The actor and director met at Cannes in 2012, when a jury headed by Roth awarded a prize to Franco's "After Lucia." At the time, Franco was writing a script inspired by the nurse who had cared for his grandmother after she had a stroke.

"He asked me what was my next movie," Franco said. "So I told him it's about a nurse, a female nurse in Mexico. He said, 'If you change it into a man, I'd love to do it.'"

The role is a change of pace for Roth from his work in the high-energy films of Quentin Tarantino. Roth was in "Reservoir Dogs" and "Pulp Fiction," and has just finished filming Tarantino's upcoming Western, "The Hateful Eight."

Franco said before he met Roth, "maybe it wouldn't have occurred to me that Tim was perfect for the role."

But in person, "I sensed something sad in his eyes."
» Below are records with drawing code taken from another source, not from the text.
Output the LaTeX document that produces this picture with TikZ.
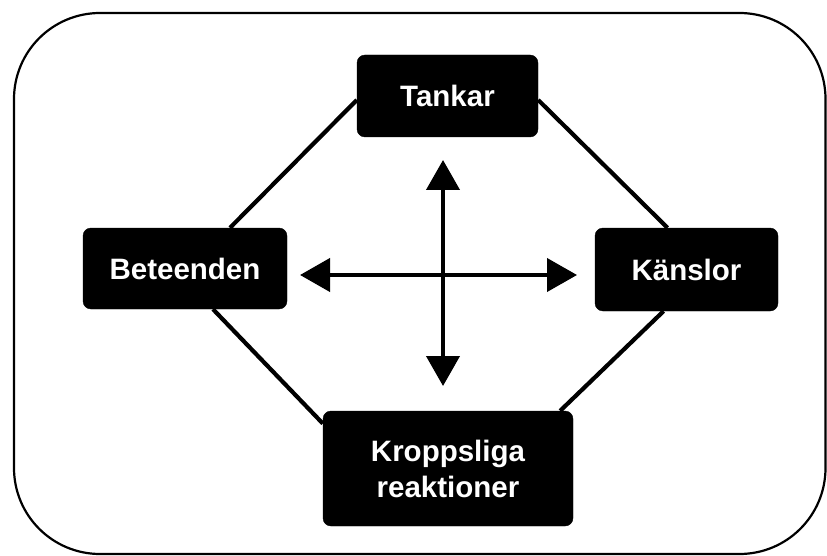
\documentclass[tikz,border=0pt]{standalone}
\usepackage{fontspec}
\setmainfont{Liberation Sans}
\usetikzlibrary{arrows.meta,calc}
\begin{document}
\begin{tikzpicture}[x=1pt,y=-1pt,
  box/.style={fill=black,draw=black,rounded corners=8pt,text=white,
    font=\fontsize{29.5}{36}\selectfont\bfseries,align=center,inner sep=0pt},
  link/.style={line width=4.2pt},
  dblarrow/.style={line width=4.2pt,{Triangle[width=33pt,length=30pt]}-{Triangle[width=33pt,length=30pt]}}]
\useasboundingbox (0,0) rectangle (827,556);
\draw[line width=2.2pt,rounded corners=86pt] (14,13) rectangle (825.5,554);
\node[box,minimum width=181pt,minimum height=82pt] (tankar) at (447.5,96) {Tankar};
\node[box,minimum width=204pt,minimum height=81pt] (beteenden) at (185,268.5) {Beteenden};
\node[box,minimum width=183pt,minimum height=83pt] (kanslor) at (686.5,269.5) {Känslor};
\node[box,minimum width=250pt,minimum height=115pt] (kropp) at (448,468.5) {Kroppsliga\\reaktioner};
\draw[link] ([yshift=-4pt]tankar.west) -- ([xshift=45pt]beteenden.north);
\draw[link] ([yshift=-4pt]tankar.east) -- ([xshift=-19pt]kanslor.north);
\draw[link] ([xshift=28pt]beteenden.south) -- ([yshift=45pt]kropp.west);
\draw[link] ([xshift=-23pt]kanslor.south) -- ([xshift=-13pt]kropp.north east);
\coordinate (vt) at (443,160);
\coordinate (vb) at (443,386);
\coordinate (hl) at (300,275);
\coordinate (hr) at (577,275);
\draw[dblarrow] (vt) -- (vb);
\draw[dblarrow] (hl) -- (hr);
\end{tikzpicture}
\end{document}
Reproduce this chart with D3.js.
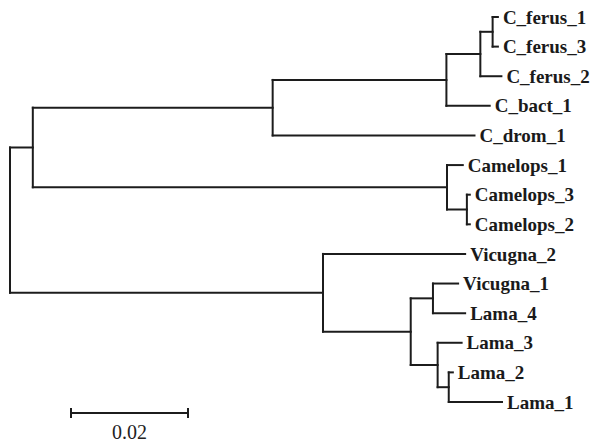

"Chronic" is Franco's English-language debut, shot in Los Angeles with a mostly American cast. The director said working in the U.S. film industry meant resisting the urge to supersize his small, simple filmmaking style.

"I am used to doing things pretty much my own way," Franco said. "I like working with a tiny, tiny crew. When you're trying to portray intimacy onscreen, it's better to have an intimate crew as well.

"It was hard to keep it small, but I managed."